> **YOUR INSTRUCTIONS**: Leave out the pictures, and retype only the lines from the beginning of the material through the line that contains "const MINR = [1.5,2.5,3.5,4.5,5.5,6.5,7.5,8.5,9.5];", including both.
★ ★ ★ ★
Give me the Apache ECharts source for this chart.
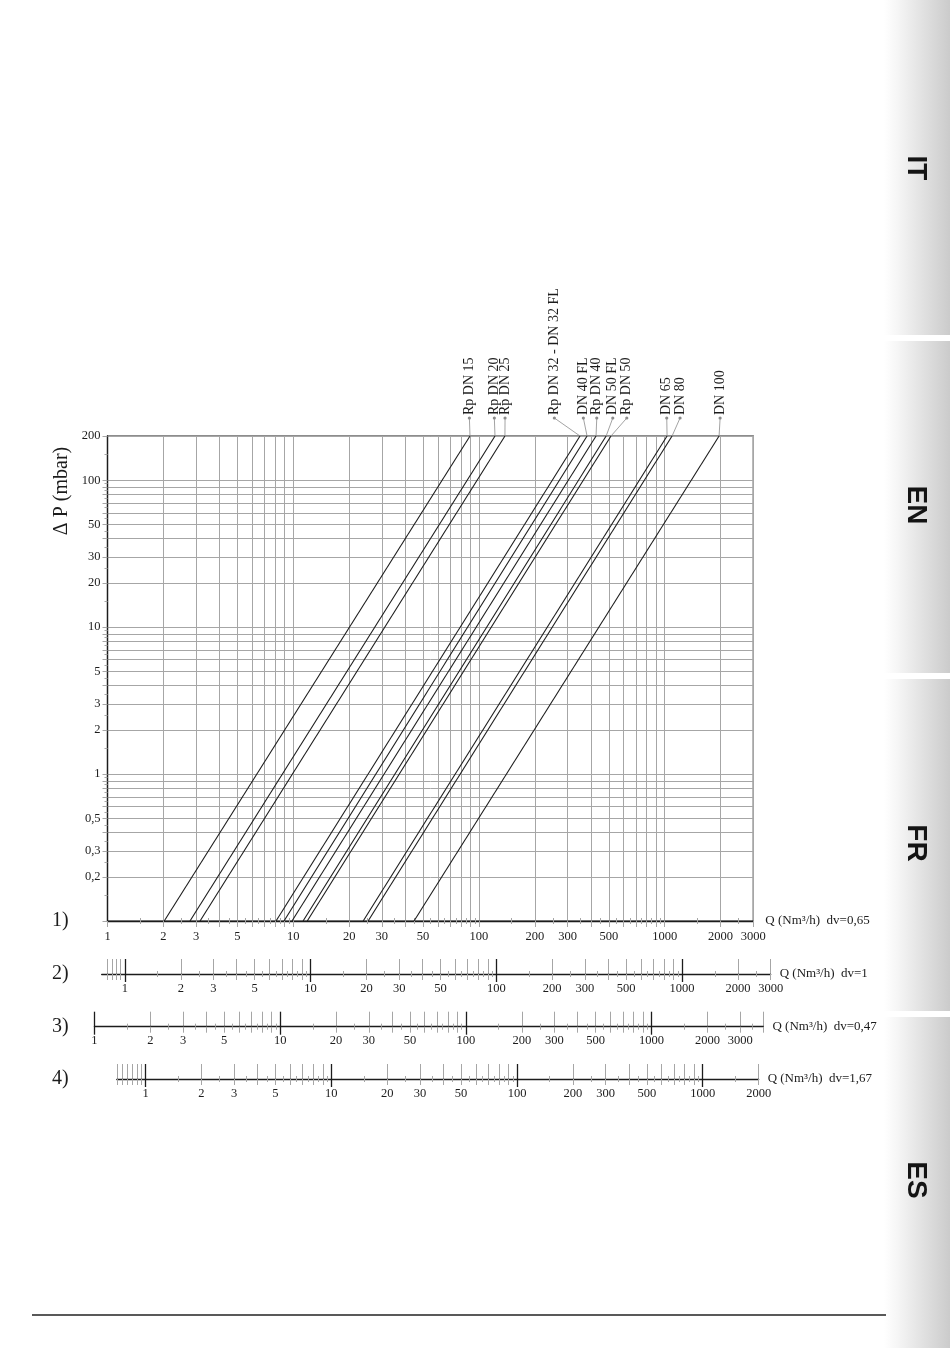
<!DOCTYPE html>
<html><head><meta charset="utf-8">
<script src="https://cdn.jsdelivr.net/npm/echarts@6/dist/echarts.min.js"></script>
<style>html,body{margin:0;padding:0;background:#fff;}#c{width:950px;height:1348px;}</style>
</head><body><div id="c"></div>
<script>
// ---------------- data ----------------
const seriesNames = ['Rp DN 15','Rp DN 20','Rp DN 25','Rp DN 32 - DN 32 FL','DN 40 FL','Rp DN 40','DN 50 FL','Rp DN 50','DN 65','DN 80','DN 100'];
const flowAtMinDrop = [2.02, 2.78, 3.15, 8.08, 8.92, 9.85, 11.3, 11.9, 23.8, 25.3, 44.7];   // Q (Nm3/h) at 0.1 mbar
const flowAtMaxDrop = [89.5, 122, 138, 350, 382, 427, 484, 514, 1030, 1096, 1963];           // Q (Nm3/h) at 200 mbar
const dropRange = [0.1, 200];                                                               // ΔP (mbar)
const labelAnchorQ = [88.8, 121, 138.2, 254.7, 364.9, 430.9, 525.5, 625.2, 1026, 1210, 1988];

const mainXLabels = [1,2,3,5,10,20,30,50,100,200,300,500,1000,2000,3000];
const mainYLabels = [0.2,0.3,0.5,1,2,3,5,10,20,30,50,100,200];
const scale2Labels = [1,2,3,5,10,20,30,50,100,200,300,500,1000,2000,3000];
const scale3Labels = [1,2,3,5,10,20,30,50,100,200,300,500,1000,2000,3000];
const scale4Labels = [1,2,3,5,10,20,30,50,100,200,300,500,1000,2000];
const scaleDv = [0.65, 1, 0.47, 1.67];
const scaleDvText = ['0,65', '1', '0,47', '1,67'];
const scaleRanges = [[1, 3000], [0.75, 3000], [1, 4000], [0.7, 2000]];
const subLeftTicks = [[], [0.8, 0.85, 0.9, 0.95], [], [0.7, 0.75, 0.8, 0.85, 0.9, 0.95]];

// ---------------- helpers ----------------
function logTicks(min, max, mults) {
  const out = [];
  for (let e = -2; e <= 4; e++) for (const m of mults) {
    const v = Number((m * Math.pow(10, e)).toPrecision(6));
    if (v >= min - 1e-9 && v <= max + 1e-9) out.push(v);
  }
  return out;
}
const MAJ = [1,2,3,4,5,6,7,8,9];
const MINR = [1.5,2.5,3.5,4.5,5.5,6.5,7.5,8.5,9.5];

const FONT = 'Liberation Serif';
const GRAY = '#a6a6a6';
const INK = '#1c1c1c';
const L = 107.5, R = 753.3, T = 436, B = 921;
const DEC = (R - L) / Math.log10(scaleRanges[0][1] / scaleRanges[0][0]);
const subLineY = [B, 974, 1026.7, 1079];
const fmt = v => String(v).replace('.', ',');

function px(v, dv) {
  const f = Math.sqrt(scaleDv[0] / dv);
  return L + DEC * Math.log10(v / f);
}

const chart = echarts.init(document.getElementById('c'), null, {renderer: 'canvas'});

const grids = [{left: L, top: T, width: R - L, height: B - T, show: true, borderColor: INK, borderWidth: 1.2, backgroundColor: 'transparent'}];
const xAxes = [];
const yAxes = [];

const nameStyle = {fontFamily: FONT, fontSize: 13, color: INK, verticalAlign: 'middle', align: 'left'};
const labelStyle = {fontFamily: FONT, fontSize: 12.5, color: INK, formatter: fmt};

// main x axes
const mainMajX = logTicks(1, 3000, MAJ);
const mainMinX = logTicks(1, 3000, MINR);
xAxes.push({
  type: 'log', logBase: 10, gridIndex: 0, min: 1, max: 3000, position: 'bottom',
  axisLine: {show: true, onZero: false, lineStyle: {color: INK, width: 1.3}},
  axisTick: {show: true, customValues: mainMajX, length: 6, lineStyle: {color: GRAY}},
  splitLine: {show: true, lineStyle: {color: GRAY, width: 1}},
  axisLabel: Object.assign({customValues: mainXLabels, margin: 9}, labelStyle),
  name: 'Q (Nm³/h)  dv=' + scaleDvText[0], nameLocation: 'end', nameGap: 12, nameTextStyle: nameStyle
});
xAxes.push({
  type: 'log', logBase: 10, gridIndex: 0, min: 1, max: 3000, position: 'bottom',
  axisLine: {show: false, onZero: false}, axisLabel: {show: false}, splitLine: {show: false},
  axisTick: {show: true, customValues: mainMinX, length: 3, lineStyle: {color: GRAY}}
});
xAxes.push({
  type: 'log', logBase: 10, gridIndex: 0, min: 1, max: 3000, position: 'bottom',
  axisLine: {show: false, onZero: false}, axisLabel: {show: false}, splitLine: {show: false},
  axisTick: {show: true, inside: true, customValues: mainMinX, length: 3, lineStyle: {color: GRAY}}
});

// main y axes
const mainMajY = logTicks(0.1, 200, MAJ);
const mainMinY = logTicks(0.1, 200, MINR);
yAxes.push({
  type: 'log', logBase: 10, gridIndex: 0, min: 0.1, max: 200, position: 'left',
  axisLine: {show: true, onZero: false, lineStyle: {color: INK, width: 1.3}},
  axisTick: {show: true, customValues: mainMajY, length: 5, lineStyle: {color: GRAY}},
  splitLine: {show: true, lineStyle: {color: GRAY, width: 1}},
  axisLabel: Object.assign({customValues: mainYLabels, margin: 7}, labelStyle)
});
yAxes.push({
  type: 'log', logBase: 10, gridIndex: 0, min: 0.1, max: 200, position: 'left',
  axisLine: {show: false}, axisLabel: {show: false}, splitLine: {show: false},
  axisTick: {show: true, customValues: mainMinY, length: 3, lineStyle: {color: GRAY}}
});

// secondary flow scales
const subLabels = [null, scale2Labels, scale3Labels, scale4Labels];
for (let k = 1; k <= 3; k++) {
  const [mn, mx] = scaleRanges[k];
  const dv = scaleDv[k];
  const gi = grids.length;
  const left = px(mn, dv), right = px(mx, dv);
  grids.push({left: left, width: right - left, top: subLineY[k] - 15, height: 15, show: false});
  yAxes.push({type: 'value', gridIndex: gi, show: false, min: 0, max: 1});
  const majors = logTicks(Math.max(mn, 1), mx, [2,3,4,5,6,7,8,9]).concat(subLeftTicks[k]);
  const decades = logTicks(mn, mx, [1]);
  const minors = logTicks(Math.max(mn, 1), mx, MINR);
  const base = {type: 'log', logBase: 10, gridIndex: gi, min: mn, max: mx, position: 'bottom'};
  xAxes.push(Object.assign({}, base, {
    axisLine: {show: true, onZero: false, lineStyle: {color: INK, width: 1.3}},
    axisTick: {show: true, customValues: majors, length: 6, lineStyle: {color: GRAY}},
    splitLine: {show: true, lineStyle: {color: GRAY, width: 1}},
    axisLabel: Object.assign({customValues: subLabels[k], margin: 8}, labelStyle),
    name: 'Q (Nm³/h)  dv=' + scaleDvText[k], nameLocation: 'end', nameGap: 9, nameTextStyle: nameStyle
  }));
  xAxes.push(Object.assign({}, base, {
    axisLine: {show: false, onZero: false}, axisLabel: {show: false},
    axisTick: {show: true, customValues: decades, length: 8, lineStyle: {color: INK, width: 1.3}},
    splitLine: {show: true, lineStyle: {color: INK, width: 1.3}}
  }));
  xAxes.push(Object.assign({}, base, {
    axisLine: {show: false, onZero: false}, axisLabel: {show: false}, splitLine: {show: false},
    axisTick: {show: true, customValues: minors, length: 3, lineStyle: {color: GRAY}}
  }));
  xAxes.push(Object.assign({}, base, {
    axisLine: {show: false, onZero: false}, axisLabel: {show: false}, splitLine: {show: false},
    axisTick: {show: true, inside: true, customValues: minors, length: 3, lineStyle: {color: GRAY}}
  }));
}

const series = seriesNames.map((n, i) => ({
  name: n, type: 'line', xAxisIndex: 0, yAxisIndex: 0, symbol: 'none', silent: true,
  lineStyle: {color: INK, width: 1.1},
  data: [[flowAtMinDrop[i], dropRange[0]], [flowAtMaxDrop[i], dropRange[1]]]
}));

chart.setOption({animation: false, backgroundColor: '#fff', grid: grids, xAxis: xAxes, yAxis: yAxes, series: series});

// ---------------- annotations ----------------
const g = [];
// side tabs
const tabs = [['IT', 0, 335, 168], ['EN', 341, 673, 505], ['FR', 679, 1011, 843], ['ES', 1017, 1348, 1180]];
tabs.forEach(([t, y0, y1, yc]) => {
  g.push({type: 'rect', silent: true, shape: {x: 884, y: y0, width: 66, height: y1 - y0},
    style: {fill: {type: 'linear', x: 0, y: 0, x2: 1, y2: 0, colorStops: [{offset: 0, color: '#ffffff'}, {offset: 0.2, color: '#f6f6f6'}, {offset: 1, color: '#cbcbcb'}]}}});
  g.push({type: 'text', silent: true, x: 916, y: yc, rotation: -Math.PI / 2,
    style: {text: t, fontFamily: 'Liberation Sans', fontWeight: 'bold', fontSize: 28, fill: '#141414', align: 'center', verticalAlign: 'middle'}});
});
// bottom rule
g.push({type: 'line', silent: true, shape: {x1: 32, y1: 1315, x2: 886, y2: 1315}, style: {stroke: '#222', lineWidth: 1.5}});
// y title
g.push({type: 'text', silent: true, x: 62, y: 491, rotation: Math.PI / 2,
  style: {text: 'Δ P (mbar)', fontFamily: FONT, fontSize: 20, fill: INK, align: 'center', verticalAlign: 'middle'}});
// scale numbers
['1)', '2)', '3)', '4)'].forEach((t, k) => {
  g.push({type: 'text', silent: true, x: 52, y: subLineY[k], style: {text: t, fontFamily: FONT, fontSize: 20, fill: INK, align: 'left', verticalAlign: 'middle'}});
});
// curve labels with leader lines
seriesNames.forEach((n, i) => {
  const end = chart.convertToPixel({xAxisIndex: 0, yAxisIndex: 0}, [flowAtMaxDrop[i], dropRange[1]]);
  const anc = chart.convertToPixel({xAxisIndex: 0, yAxisIndex: 0}, [labelAnchorQ[i], dropRange[1]]);
  const ay = anc[1] - 18;
  g.push({type: 'line', silent: true, shape: {x1: anc[0], y1: ay, x2: end[0], y2: end[1]}, style: {stroke: '#8c8c8c', lineWidth: 0.8}});
  g.push({type: 'circle', silent: true, shape: {cx: anc[0], cy: ay, r: 1.6}, style: {fill: '#8c8c8c'}});
  g.push({type: 'text', silent: true, x: anc[0], y: ay - 3, rotation: Math.PI / 2,
    style: {text: n, fontFamily: FONT, fontSize: 14, fill: INK, align: 'left', verticalAlign: 'middle'}});
});
chart.setOption({graphic: g});
</script></body></html>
★ ★ ★ ★
> **THE OUTPUT**:
Give me the Apache ECharts source for this chart.
<!DOCTYPE html>
<html><head><meta charset="utf-8">
<script src="https://cdn.jsdelivr.net/npm/echarts@6/dist/echarts.min.js"></script>
<style>html,body{margin:0;padding:0;background:#fff;}#c{width:950px;height:1348px;}</style>
</head><body><div id="c"></div>
<script>
// ---------------- data ----------------
const seriesNames = ['Rp DN 15','Rp DN 20','Rp DN 25','Rp DN 32 - DN 32 FL','DN 40 FL','Rp DN 40','DN 50 FL','Rp DN 50','DN 65','DN 80','DN 100'];
const flowAtMinDrop = [2.02, 2.78, 3.15, 8.08, 8.92, 9.85, 11.3, 11.9, 23.8, 25.3, 44.7];   // Q (Nm3/h) at 0.1 mbar
const flowAtMaxDrop = [89.5, 122, 138, 350, 382, 427, 484, 514, 1030, 1096, 1963];           // Q (Nm3/h) at 200 mbar
const dropRange = [0.1, 200];                                                               // ΔP (mbar)
const labelAnchorQ = [88.8, 121, 138.2, 254.7, 364.9, 430.9, 525.5, 625.2, 1026, 1210, 1988];

const mainXLabels = [1,2,3,5,10,20,30,50,100,200,300,500,1000,2000,3000];
const mainYLabels = [0.2,0.3,0.5,1,2,3,5,10,20,30,50,100,200];
const scale2Labels = [1,2,3,5,10,20,30,50,100,200,300,500,1000,2000,3000];
const scale3Labels = [1,2,3,5,10,20,30,50,100,200,300,500,1000,2000,3000];
const scale4Labels = [1,2,3,5,10,20,30,50,100,200,300,500,1000,2000];
const scaleDv = [0.65, 1, 0.47, 1.67];
const scaleDvText = ['0,65', '1', '0,47', '1,67'];
const scaleRanges = [[1, 3000], [0.75, 3000], [1, 4000], [0.7, 2000]];
const subLeftTicks = [[], [0.8, 0.85, 0.9, 0.95], [], [0.7, 0.75, 0.8, 0.85, 0.9, 0.95]];

// ---------------- helpers ----------------
function logTicks(min, max, mults) {
  const out = [];
  for (let e = -2; e <= 4; e++) for (const m of mults) {
    const v = Number((m * Math.pow(10, e)).toPrecision(6));
    if (v >= min - 1e-9 && v <= max + 1e-9) out.push(v);
  }
  return out;
}
const MAJ = [1,2,3,4,5,6,7,8,9];
const MINR = [1.5,2.5,3.5,4.5,5.5,6.5,7.5,8.5,9.5];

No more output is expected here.